American employers added 128,000 jobs last month, far above the expected 85,000. In addition, 95,000 more people were hired than initially estimated in August and September. This means that after revisions, monthly nonfarm job gains have averaged 176,000 over the past three months.

These gains were seen in the face of employment declining by 42,000 in the motor vehicles and parts sector due to the recently concluded GM strike. Without the strike activity, manufacturing would have seen a modest increase of 6,000 jobs.

Average hourly earnings for all private nonfarm employees rose by 6 cents to $28.18 for a year-over-year gain of 3%. This is the 15th month in a row that workers have enjoyed year-over-year wage growth at or above 3%, with wages growing faster than the pace of inflation.
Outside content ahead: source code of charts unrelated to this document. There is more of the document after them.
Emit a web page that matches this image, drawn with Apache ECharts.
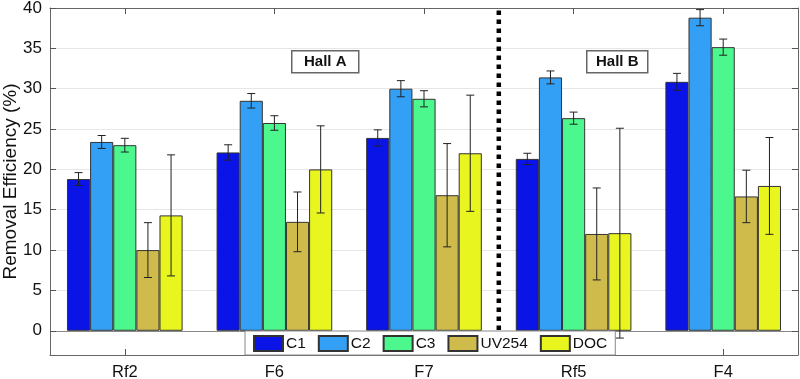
<!DOCTYPE html>
<html>
<head>
<meta charset="utf-8">
<script src="https://cdn.jsdelivr.net/npm/echarts@6/dist/echarts.min.js"></script>
<style>html,body{margin:0;padding:0;background:#fff}#c{width:800px;height:379px}</style>
</head>
<body>
<div id="c"></div>
<script>
var categories = ['Rf2', 'F6', 'F7', 'Rf5', 'F4'];
var seriesNames = ['C1', 'C2', 'C3', 'UV254', 'DOC'];
var C1 = [18.8, 22.1, 23.9, 21.3, 30.85];
var C2 = [23.4, 28.5, 30.0, 31.4, 38.8];
var C3 = [23.0, 25.75, 28.75, 26.35, 35.15];
var UV254 = [10.0, 13.5, 16.8, 12.0, 16.65];
var DOC = [14.3, 20.0, 22.0, 12.1, 17.95];
var errC1 = [0.8, 0.95, 1.0, 0.7, 1.05];
var errC2 = [0.8, 0.9, 1.0, 0.8, 1.0];
var errC3 = [0.85, 0.9, 1.0, 0.75, 1.0];
var errUV254 = [3.4, 3.7, 6.4, 5.7, 3.25];
var errDOC = [7.5, 5.4, 7.2, 13.0, 6.0];
var yTicks = [0, 5, 10, 15, 20, 25, 30, 35, 40];
var separatorRange = [0, 39.7];

var values = [C1, C2, C3, UV254, DOC];
var errors = [errC1, errC2, errC3, errUV254, errDOC];
var colors = ['#0a14e6', '#33a0f5', '#4cf78d', '#cfbb4c', '#e8f51e'];
var catGap = 0.227;

var errData = [];
for (var s = 0; s < 5; s++) {
  for (var i = 0; i < categories.length; i++) {
    errData.push([i, s, values[s][i] - errors[s][i], values[s][i] + errors[s][i]]);
  }
}

var series = seriesNames.map(function (n, s) {
  return {
    name: n, type: 'bar', data: values[s], barGap: 0, barCategoryGap: (catGap * 100) + '%',
    itemStyle: { color: colors[s], borderColor: '#333', borderWidth: 1 },
    emphasis: { disabled: true }, z: 2
  };
});

series.push({
  type: 'custom', name: 'err', z: 5, silent: true,
  data: errData,
  encode: { x: 0, y: [2, 3] },
  renderItem: function (params, api) {
    var ci = api.value(0), si = api.value(1);
    var band = api.size([1, 0])[0];
    var bw = band * (1 - catGap) / 5;
    var cx = api.coord([ci, 0])[0] + (si - 2) * bw;
    var lo = api.coord([ci, api.value(2)])[1];
    var hi = api.coord([ci, api.value(3)])[1];
    var cap = 4;
    var st = { stroke: '#222', lineWidth: 1 };
    return { type: 'group', children: [
      { type: 'line', shape: { x1: cx, y1: lo, x2: cx, y2: hi }, style: st },
      { type: 'line', shape: { x1: cx - cap, y1: lo, x2: cx + cap, y2: lo }, style: st },
      { type: 'line', shape: { x1: cx - cap, y1: hi, x2: cx + cap, y2: hi }, style: st }
    ]};
  }
});

series.push({
  type: 'custom', name: 'sep', z: 6, silent: true,
  data: [[2, separatorRange[0], separatorRange[1]]],
  encode: { x: 0, y: [1, 2] },
  renderItem: function (params, api) {
    var band = api.size([1, 0])[0];
    var x = api.coord([api.value(0), 0])[0] + band / 2;
    var y1 = api.coord([api.value(0), api.value(1)])[1];
    var y2 = api.coord([api.value(0), api.value(2)])[1];
    return { type: 'line', shape: { x1: x, y1: y2, x2: x, y2: y1 },
      style: { stroke: '#000', lineWidth: 4.5, lineDash: [4.5, 4.5] } };
  }
});

var gridColors = yTicks.map(function (v) { return v === 0 ? '#8a8a8a' : '#e6e6e6'; });

var chart = echarts.init(document.getElementById('c'));
chart.setOption({
  animation: false,
  backgroundColor: '#fff',
  textStyle: { fontFamily: 'Liberation Sans, Arial, sans-serif' },
  grid: { left: 50, right: 2, top: 8, bottom: 24, containLabel: false, outerBoundsMode: 'none' },
  legend: {
    data: seriesNames, left: 245, top: 331, orient: 'horizontal',
    padding: [4, 8, 3, 8], itemGap: 12, itemWidth: 29, itemHeight: 15,
    backgroundColor: '#fff', borderColor: '#888', borderWidth: 1,
    textStyle: { fontSize: 15.5, color: '#111', padding: [0, 0, 0, -2] },
    icon: 'rect', selectedMode: false
  },
  xAxis: [{
    type: 'category', data: categories, position: 'bottom',
    axisLine: { show: true, onZero: false, lineStyle: { color: '#666', width: 1 } },
    axisTick: { show: true, inside: true, alignWithLabel: true, length: 6, lineStyle: { color: '#555' } },
    axisLabel: { fontSize: 16.5, color: '#111', margin: 9 },
    splitLine: { show: false }
  }, {
    type: 'category', data: categories, position: 'top',
    axisLine: { show: true, onZero: false, lineStyle: { color: '#666', width: 1 } },
    axisTick: { show: true, inside: true, alignWithLabel: true, length: 6, lineStyle: { color: '#555' } },
    axisLabel: { show: false }
  }],
  yAxis: [{
    type: 'value', min: -3, max: 40,
    name: 'Removal Efficiency (%)', nameLocation: 'middle', nameGap: 30, nameMoveOverlap: false,
    nameTextStyle: { fontSize: 19, color: '#111' },
    axisLine: { show: true, onZero: false, lineStyle: { color: '#666', width: 1 } },
    axisTick: { show: true, inside: true, length: 6, customValues: yTicks, lineStyle: { color: '#555' } },
    axisLabel: { fontSize: 17, color: '#111', margin: 8, customValues: yTicks },
    splitLine: { show: true, lineStyle: { color: gridColors, width: 1 } }
  }, {
    type: 'value', min: -3, max: 40, position: 'right',
    axisLine: { show: true, onZero: false, lineStyle: { color: '#666', width: 1 } },
    axisTick: { show: true, inside: true, length: 6, customValues: yTicks, lineStyle: { color: '#555' } },
    axisLabel: { show: false, customValues: yTicks },
    splitLine: { show: false }
  }],
  graphic: [
    { type: 'group', left: 291, top: 50, children: [
      { type: 'rect', shape: { x: 0, y: 0, width: 67, height: 22 }, style: { fill: '#fff', stroke: '#666', lineWidth: 1.5 } },
      { type: 'text', x: 33.5, y: 11, style: { text: 'Hall A', font: 'bold 15px Liberation Sans, Arial, sans-serif', fill: '#111', align: 'center', verticalAlign: 'middle' } }
    ]},
    { type: 'group', left: 586, top: 50, children: [
      { type: 'rect', shape: { x: 0, y: 0, width: 61, height: 22 }, style: { fill: '#fff', stroke: '#666', lineWidth: 1.5 } },
      { type: 'text', x: 30.5, y: 11, style: { text: 'Hall B', font: 'bold 15px Liberation Sans, Arial, sans-serif', fill: '#111', align: 'center', verticalAlign: 'middle' } }
    ]}
  ],
  series: series
});
</script>
</body>
</html>
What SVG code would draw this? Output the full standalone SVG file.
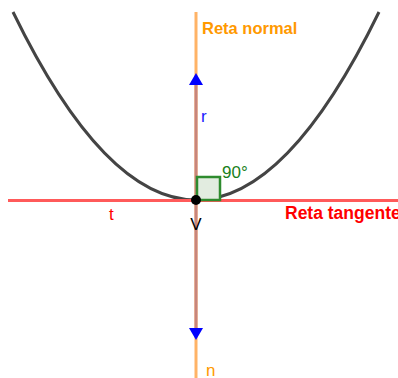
<svg xmlns="http://www.w3.org/2000/svg" width="398" height="378" viewBox="0 0 398 378">
<style>
text{font-family:"Liberation Sans",Arial,sans-serif}
.lbl{font-size:17px}
.bold{font-size:16.5px;font-weight:bold}
.arrow{fill:#0000ff}
</style>
<rect width="398" height="378" fill="#ffffff"/>
<g id="parabola">
<path d="M13,12 Q196,388 379,12" fill="none" stroke="#444444" stroke-width="3"/>
</g>
<g id="connectors">
<line id="normal" x1="196" y1="12" x2="196" y2="378" stroke="#ffb366" stroke-width="3"/>
<line id="tangent" x1="8" y1="200.5" x2="398" y2="200.5" stroke="#ff5a5a" stroke-width="3"/>
<line id="r" x1="196" y1="84" x2="196" y2="329" stroke="#c8857c" stroke-width="3"/>
<polygon class="arrow" points="196,73 189,85 203,85"/>
<polygon class="arrow" points="196,340 189,328 203,328"/>
</g>
<g id="angle">
<rect x="197" y="177" width="23" height="23" fill="#e2ece0" stroke="#2e8b2e" stroke-width="2.5"/>
<text x="222" y="178" class="lbl" fill="#1a801a">90°</text>
</g>
<g id="V">
<circle cx="196" cy="200" r="5" fill="#000000"/>
<text x="196" y="230" class="lbl" fill="#000000" text-anchor="middle">V</text>
</g>
<g id="labels">
<text x="201" y="122" class="lbl" fill="#1a1aff">r</text>
<text x="206" y="376" class="lbl" fill="#ff9900">n</text>
<text x="109" y="220" class="lbl" fill="#ff0000">t</text>
<text x="202" y="34" class="bold" fill="#ff9900">Reta normal</text>
<text x="285" y="219" font-size="17.5" font-weight="bold" fill="#ff0000">Reta tangente</text>
</g>
</svg>
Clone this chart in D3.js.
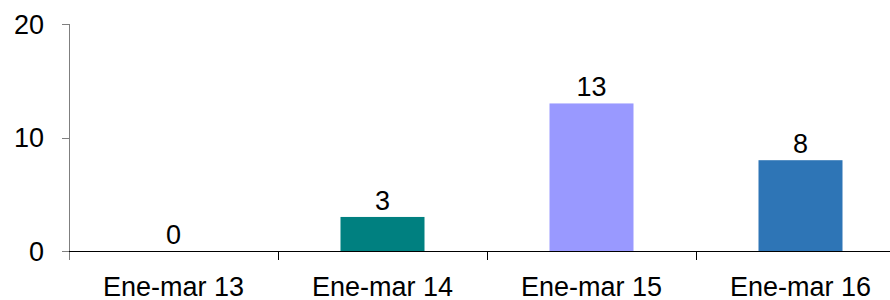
<!DOCTYPE html>
<html>
<head>
<meta charset="utf-8">
<script src="https://cdn.jsdelivr.net/npm/d3@7"></script>
<style>
  body { margin: 0; background: #fff; }
  text { font-family: "Liberation Sans", Arial, sans-serif; fill: #000; }
</style>
</head>
<body>
<svg id="chart" width="890" height="300"></svg>
<script>
var categories = ["Ene-mar 13", "Ene-mar 14", "Ene-mar 15", "Ene-mar 16"];
var values = [0, 3, 13, 8];
var colors = ["#4472c4", "#008080", "#9999ff", "#2e75b6"];
var yTicks = [0, 10, 20];

var svg = d3.select("#chart"),
  plotLeft = 69, plotTop = 24, plotBottom = 251, fs = 27;

var x = d3.scaleBand().domain(categories).range([plotLeft, plotLeft + 4 * 209]).paddingInner(0).paddingOuter(0);
var y = d3.scaleLinear().domain([0, 20]).range([plotBottom, plotTop]);
var barW = 84;

// y axis
svg.append("line")
  .attr("x1", plotLeft + 0.5).attr("x2", plotLeft + 0.5)
  .attr("y1", y(20)).attr("y2", plotBottom + 9)
  .attr("stroke", "#7f7f7f").attr("stroke-width", 1);
svg.selectAll(".ytick").data(yTicks).enter().append("line")
  .attr("x1", plotLeft - 7).attr("x2", plotLeft)
  .attr("y1", function(d) { return Math.round(y(d)) + 0.5; })
  .attr("y2", function(d) { return Math.round(y(d)) + 0.5; })
  .attr("stroke", "#7f7f7f");
svg.selectAll(".ylab").data(yTicks).enter().append("text")
  .attr("x", 44).attr("y", function(d) { return y(d); })
  .attr("dy", "0.36em").attr("text-anchor", "end")
  .attr("font-size", fs).text(function(d) { return d; });

// bars
svg.selectAll(".bar").data(values).enter().append("rect")
  .attr("x", function(d, i) { return x(categories[i]) + x.bandwidth() / 2 - barW / 2; })
  .attr("y", function(d) { return y(d); })
  .attr("width", barW)
  .attr("height", function(d) { return plotBottom - y(d); })
  .attr("fill", function(d, i) { return colors[i]; });

// value labels
svg.selectAll(".val").data(values).enter().append("text")
  .attr("x", function(d, i) { return x(categories[i]) + x.bandwidth() / 2; })
  .attr("y", function(d) { return y(d) - 7; })
  .attr("text-anchor", "middle").attr("font-size", fs)
  .text(function(d) { return d; });

// x axis
svg.append("line")
  .attr("x1", plotLeft).attr("x2", 890)
  .attr("y1", plotBottom + 0.5).attr("y2", plotBottom + 0.5)
  .attr("stroke", "#000");
svg.selectAll(".xtick").data(categories.slice(1)).enter().append("line")
  .attr("x1", function(d) { return Math.round(x(d)) + 0.5; })
  .attr("x2", function(d) { return Math.round(x(d)) + 0.5; })
  .attr("y1", plotBottom).attr("y2", plotBottom + 9)
  .attr("stroke", "#000");
svg.selectAll(".xlab").data(categories).enter().append("text")
  .attr("x", function(d) { return x(d) + x.bandwidth() / 2; })
  .attr("y", 296)
  .attr("text-anchor", "middle").attr("font-size", fs)
  .text(function(d) { return d; });
</script>
</body>
</html>
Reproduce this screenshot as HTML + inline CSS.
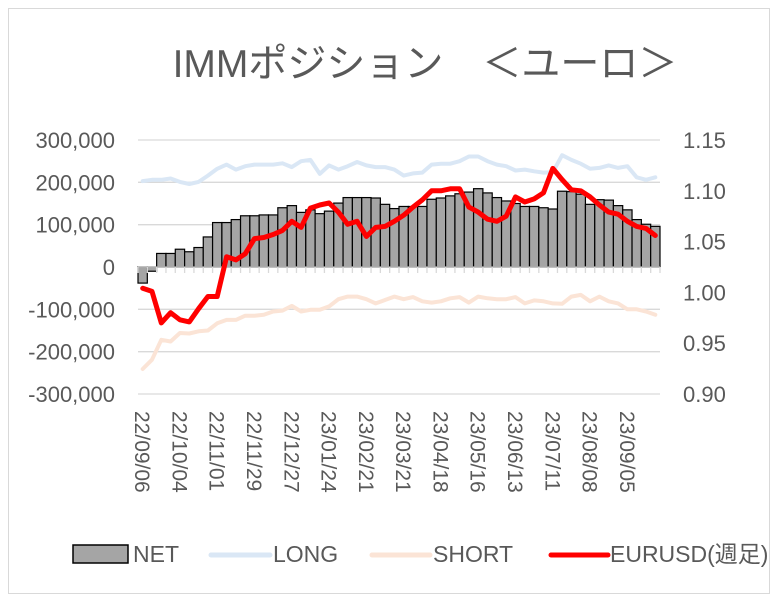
<!DOCTYPE html>
<html><head><meta charset="utf-8">
<style>
body{margin:0;background:#fff;}
svg text{font-family:"Liberation Sans","Noto Sans CJK JP",sans-serif;fill:#595959;}
</style></head>
<body>
<svg id="chart" width="779" height="602" viewBox="0 0 779 602" xmlns="http://www.w3.org/2000/svg">
<rect x="0" y="0" width="779" height="602" fill="#fff"/>
<rect x="8.5" y="8.5" width="761" height="585" fill="none" stroke="#d9d9d9" stroke-width="1"/>
<text x="425" y="77" font-size="39" text-anchor="middle">IMMポジション　＜ユーロ＞</text>
<g id="grid"></g>
<g id="bars"></g>
<g id="axis"></g>
<g id="lines"></g>
<g id="labels"></g>
<g>
  <rect x="73" y="545" width="55" height="18" fill="#a5a5a5" stroke="#000" stroke-width="1.5"/>
  <text x="133" y="562" font-size="23">NET</text>
  <line x1="211" y1="555" x2="270" y2="555" stroke="#dae7f5" stroke-width="5" stroke-linecap="round"/>
  <text x="273" y="562" font-size="23">LONG</text>
  <line x1="372" y1="555" x2="430" y2="555" stroke="#fbe4d6" stroke-width="5" stroke-linecap="round"/>
  <text x="433" y="562" font-size="23">SHORT</text>
  <line x1="551" y1="555" x2="608" y2="555" stroke="#ff0000" stroke-width="5" stroke-linecap="round"/>
  <text x="610" y="562" font-size="23">EURUSD(週足)</text>
</g>
</svg>
<script>
const startDate = "2022-09-06";
const netValues = [-38,-10,32,32,42,36,46,71,105,105,112,121,121,123,123,140,145,129,135,126,132,151,164,164,164,163,148,138,
 143,143,143,160,163,168,173,177,185,175,164,156,150,143,143,140,137,179,178,172,148,159,158,145,135,112,101,96];
const longValues = [203,206,206,209,201,196,201,216,232,242,230,238,242,242,242,245,236,250,253,220,240,230,238,248,240,236,236,230,
 216,221,223,242,244,244,250,261,261,250,242,238,228,230,226,223,224,264,253,244,232,234,240,234,238,212,206,212];
const shortValues = [-241,-219,-172,-176,-156,-157,-152,-150,-133,-125,-125,-115,-115,-113,-105,-103,-92,-105,-101,-101,-93,-76,-70,-70,-76,-86,-78,-70,
 -76,-71,-81,-84,-81,-74,-71,-84,-70,-74,-76,-76,-71,-86,-79,-81,-86,-87,-70,-66,-81,-70,-81,-86,-100,-100,-105,-113];
const eurValues = [1.004,1.001,0.970,0.980,0.973,0.971,0.984,0.996,0.996,1.035,1.032,1.038,1.053,1.054,1.057,1.061,1.070,1.064,1.083,1.086,1.088,1.079,1.067,1.070,1.055,1.064,1.065,1.070,
 1.076,1.084,1.091,1.100,1.100,1.102,1.102,1.084,1.079,1.072,1.070,1.075,1.094,1.089,1.092,1.098,1.122,1.111,1.101,1.100,1.094,1.086,1.079,1.077,1.070,1.065,1.063,1.056];
const leftTicks = [300,200,100,0,-100,-200,-300];
const leftTickLabels = ["300,000","200,000","100,000","0","-100,000","-200,000","-300,000"];
const rightTicks = [1.15,1.10,1.05,1.00,0.95,0.90];
const rightTickLabels = ["1.15","1.10","1.05","1.00","0.95","0.90"];

const NS="http://www.w3.org/2000/svg";
const X0=138, X1=660, TOP=140, BOT=394;
const n=netValues.length;
const bw=(X1-X0)/n;
const yL=v=>TOP+(300-v)/600*(BOT-TOP);
const yR=v=>TOP+(1.15-v)/0.25*(BOT-TOP);
const xC=i=>X0+bw*(i+0.5);
function mk(tag,attrs,parent){const e=document.createElementNS(NS,tag);for(const k in attrs)e.setAttribute(k,attrs[k]);document.getElementById(parent).appendChild(e);return e;}

leftTicks.forEach((t,i)=>{
  const g=mk('line',{x1:X0,x2:X1,y1:yL(t),y2:yL(t),stroke:'#d9d9d9','stroke-width':1.3},'grid');
  
  
  const tx=mk('text',{x:115,y:yL(t)+8,'font-size':22,'text-anchor':'end'},'labels');
  tx.textContent=leftTickLabels[i];
  
  
});
rightTicks.forEach((t,i)=>{
  const tx=mk('text',{x:683,y:yR(t)+8,'font-size':22},'labels');
  tx.textContent=rightTickLabels[i];
  
  
});
netValues.forEach((v,i)=>{
  const y=Math.min(yL(v),yL(0)), h=Math.abs(yL(v)-yL(0));
  const r=mk('rect',{x:X0+bw*i,y:y,width:bw,height:h,fill:'#a5a5a5',stroke:'#000','stroke-width':1.2},'bars');
  
  
});
const ax=mk('line',{x1:X0,x2:X1,y1:yL(0),y2:yL(0),stroke:'#bfbfbf','stroke-width':1.3},'axis');


for(let i=0;i<=n;i++){
  const t=mk('line',{x1:X0+bw*i,x2:X0+bw*i,y1:yL(0),y2:yL(0)+6,stroke:'#d9d9d9','stroke-width':1.3},'axis');
  
  
}
function line(vals,yf,color,w,name){
  const d=vals.map((v,i)=>(i?'L':'M')+xC(i).toFixed(1)+','+yf(v).toFixed(1)).join(' ');
  const p=mk('path',{d:d,fill:'none',stroke:color,'stroke-width':w,'stroke-linejoin':'round','stroke-linecap':'round'},'lines');
  
  
}
line(longValues,yL,'#dae7f5',4,'line-long');
line(shortValues,yL,'#fbe4d6',4,'line-short');
line(eurValues,yR,'#ff0000',5,'line-eurusd');
const sd=new Date(startDate+"T00:00:00Z");
for(let i=0;i<n;i+=4){
  const d=new Date(sd.getTime()+i*7*86400000);
  const s=String(d.getUTCFullYear()).slice(2)+'/'+String(d.getUTCMonth()+1).padStart(2,'0')+'/'+String(d.getUTCDate()).padStart(2,'0');
  const x=xC(i)-7.5, y=411;
  const tx=mk('text',{x:x,y:y,'font-size':21,transform:`rotate(90 ${x} ${y})`},'labels');
  tx.textContent=s;
  
  
}
</script>
</body></html>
There are 4.8 million more Americans working today than before the 2016 presidential election, according to the Congressional Budget Office.

The large upward revisions in the Payroll Survey, a monthly survey sample of 142,000 businesses, was hinted at last month when the Household Survey, which samples 60,000 households per month, showed an employment gain of 391,000 people compared to September’s reported payroll increase of 136,000 (before today’s revision to 180,000). The Household Survey captures people working from home or as independent contractors that the Payroll Survey misses.

But something else might be work here as well, as the national economy continues to adjust to two changes: the Tax Cuts and Jobs Act of 2017, which cut personal and corporate taxes while limiting State and Local Tax (SALT) deductions to $10,000 per filing household; and the ongoing realignment of supply chains due to tariffs and the threat of tariffs on goods from China.

Changes in the federal tax code acted to reduce the implicit federal subsidy for high-tax states, encouraging job-creating capital flows to low-tax states that have resulted in private-sector job growth in the 27 low-tax states, at more than double the rate of their high-tax state counterparts.

Ongoing trade negotiations with the Peoples’ Republic of China may be partly responsible for the slowdown in manufacturing growth in 2019. Structural changes in the broader economy brought on by these factors may result in cumulative employment estimate errors that will eventually result in backward revisions, once the fundamental change in the economy is recognized.

In the case of 2017’s federal tax cut, from December 2017 through September 2019, the 27 low-tax states saw private-sector payrolls increase by 3.90%, more than double the 1.86% growth in the high-tax states.

Some critics of ascribing higher growth in low-tax states to those states’ tax rates, such as Paul Krugman of the New York Times, claim that the warmer weather of the low-tax states or the oil and gas industry in Texas is really the driver. Neither of these factors can fully explain that the six low-tax states adding jobs at the fastest clip since December 2017 are Nevada (negligible oil and gas with a climate that is less appealing than neighboring California); Utah (very small amount of oil and gas); Idaho (no oil and gas and cold weather); Washington (no oil and gas and an infamously rainy climate); Arizona (no oil extraction); and Florida (warm weather, but a tiny amount of oil and gas production).

To test this theory, we can plot the benchmark price of West Texas Intermediate (WTI) crude oil and compare that to the ratio of private-sector jobs created in the low-tax states (of which Texas is the most populous) over the high-tax states on a year-over-year, six-month rolling average. Plotting this (the graphic is at the lead of this article) appears to show some relationship between the price of oil and jobs as Texas weathered the last recession far better than did most states.

But correlation doesn’t necessarily prove causation. Many factors play into employment trends at the state level, with tax rates, regulations, and cost inputs such as land and labor likely playing a greater role in Texas than the price of oil—especially given that Texas’ economy is far more diversified than it was in the 1980s, during a previous oil-bust period.

And, in fact, the apparent linkage between WTI and the large job gains in the low-tax states completely breaks down after the 2017 tax cut, which increased in tax advantage held by the low-tax states over the high-tax states. This fundamental change in the tax law might be affecting the analysis of the national employment numbers, in which case, we may be in for larger employment adjustments in future reports.